Year of publication 2015
Type Article in Periodical
Magazine / Source Journal of Cognition and Culture
MU Faculty or unit

Faculty of Arts

Citation
Doi http://dx.doi.org/10.1163/15685373-12342160
Field Philosophy and religion
Keywords Cognitive Science of Religion; culture; complexity; explanation; evolution; cognition
Description This year is a significant milestone for the cognitive science of religion (CSR) and culture because it marks the 15th year or the Journal of Cognition and Culture and 25 years since the field of CSR was initiated by the publication of Lawson and McCauley’s Rethinking Religion (1990). In the past 25 years, the field has grown in many ways. The advent of new books series, academic bodies, research institutes, and journals are a testament to the expansion of the field. However, basic overviews of the current state of “cognitive anthropology” or the “cognitive science of religion” reveal that the field has shifted from its original foundations.
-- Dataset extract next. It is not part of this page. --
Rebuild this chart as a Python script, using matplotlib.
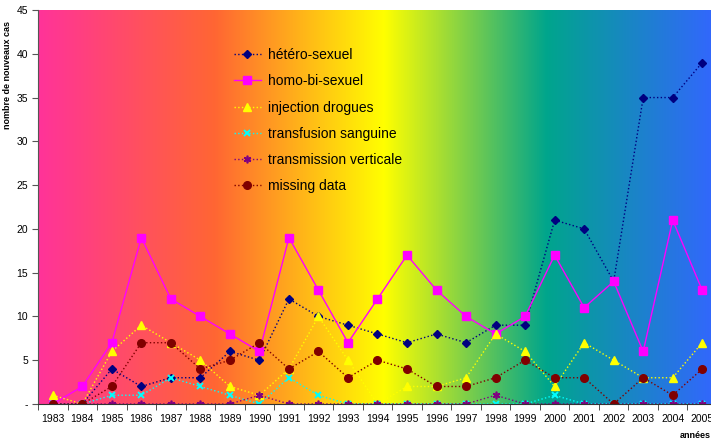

Largely, this can be observed in the resurgence of using abstract phenomena (e.g., “culture”, “religion”, context) as causal variables rather than demonstrating how that variable may be the result of complex interactions between our mind and our surroundings; such approaches represent a shift away from the information processing approach utilized in the past which relied on information processing mechanisms to explain complex phenomena.